Thanks to modern day communications and the increasing cost of office space, allowing employees to work at home is an attractive option for employers. It is also appealing for employees seeking to balance their work, family and other life responsibilities and interests.
Working at home covers a variety of different arrangements, both formal and informal. Some executives and professionals intermittently work at home outside of office hours, others split their time flexibly between home and the office, mobile employees have an office or base at home and some people work full-time from a home office.
Developing a strategy for employees working from home, other than on an occasional basis, requires careful consideration of a range of issues. These include technology, furniture, integration with colleagues, effective supervision and health and safety. While issues such as technology are usually carefully considered, employers often overlook health and safety because they are unclear as to what their obligations are to homeworkers.
What the law requires
The Health and Safety at Work etc Act 1974 (HSWA) places duties on employers to protect the health, safety and welfare of their employees and others who may be affected by their employee’s work. This duty covers both the physical and mental health of employees and applies whether they are employed at the employer’s own premises or elsewhere.
This duty therefore extends to employees working at home. Most of the regulations under the HSWA apply equally to employees working at home or in the employer’s workplace.
The Management of Health and Safety at Work Regulations 1999 require that employers assess their employees’ work activities to identify any hazards to their employees or to anyone else likely to be affected by their work, and then take steps to prevent harm to those people. Employers will no doubt be familiar with carrying out risk assessments at their own premises, but may not have considered what steps they should take to protect their homeworkers.
Identifying the hazards
Employers are under a duty to evaluate the risks to their employees as a result of work being done at home. First, employers should consider whether the work is suitable for homeworking. They should also ensure the designated work area in the home is suitable and that the equipment used by the employee meets the same standards as that provided to employees at the employer’s place of business.
Employers should ensure they evaluate all hazards. The Health and Safety Executive (HSE) advises that it may be necessary for employers to visit their homeworkers to carry out risk assessments. In practice this may be difficult, for example, if employees live a long way from the employers’ premises or if the employer has a large number of employees working from home. In such cases employers should be able to discharge their legal duties by giving appropriate consideration to the potential risks that their homeworkers may face, discussing those risks with their homeworkers and advising them on how best to manage them.

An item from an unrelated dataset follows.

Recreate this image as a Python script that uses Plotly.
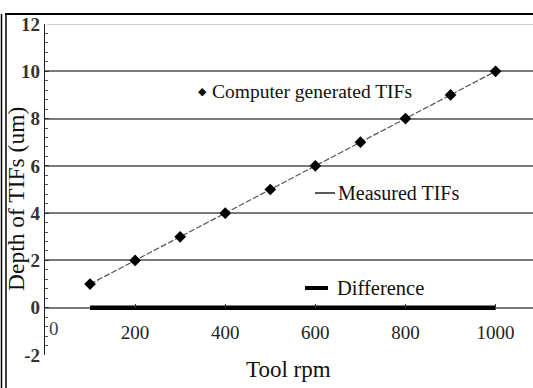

It may be unnecessary in certain circumstances for example, if the employee only works from home intermittently. In such cases employers may ask their homeworkers to help by identifying potential hazards for them.
Determining who might be harmed
Employers will need to consider who might be at risk by the work done at home and how. The assessment of risk should include risk of harm to the employee’s family, including children, and to people visiting the employee’s home.
Taking appropriate action
Once the employer has identified a risk that may harm a homeworker or another person it will need to decide what steps to take to eliminate or reduce that risk as far as possible. The steps taken will depend on the employer’s assessment of the level of risk, the type of injury that may result from the risk and how often it might occur.
For instance, if an employee is handling goods as part of their work, employers should provide training in lifting techniques and/or lifting aids to prevent injury. If an employee works with a computer it is important that their work station is set up comfortably and they take regular breaks so as to prevent pains in their hands, wrists, arms, neck, shoulders or back.
Recording the findings
The law makes it compulsory for all employers with five or more employees (including homeworkers) to record the results of risk assessments and the steps they have taken in respect of the risks. In addition, the homeworker and anyone else affected by the homeworker’s activities should be advised of the results of the risk assessment.
Reviewing the risks
After completing an initial risk assessment, it is important for employers to regularly review it to ensure there is nothing more that needs to be done to take into account new hazards. This is especially important if there is a change to the working practices of the homeworker. By conducting regular risk assessments, employers may spend more money in the short term ensuring their employees are safe – but they protect themselves from the risk of fines or claims from employees or others in the future.
New and expectant mothers
Employers should pay attention to risks to homeworkers who are new or expectant mothers. A new or expectant mother means an employee who is either pregnant, has given birth within the previous six months, or who is breastfeeding.
The risks that should be assessed include risks to the employee’s unborn child or to the child of a woman who is breastfeeding, not just risks to the mother herself. The HSE publishes guidance on its website about the known risks to new and expectant mothers and what employers should do to comply with health and safety law.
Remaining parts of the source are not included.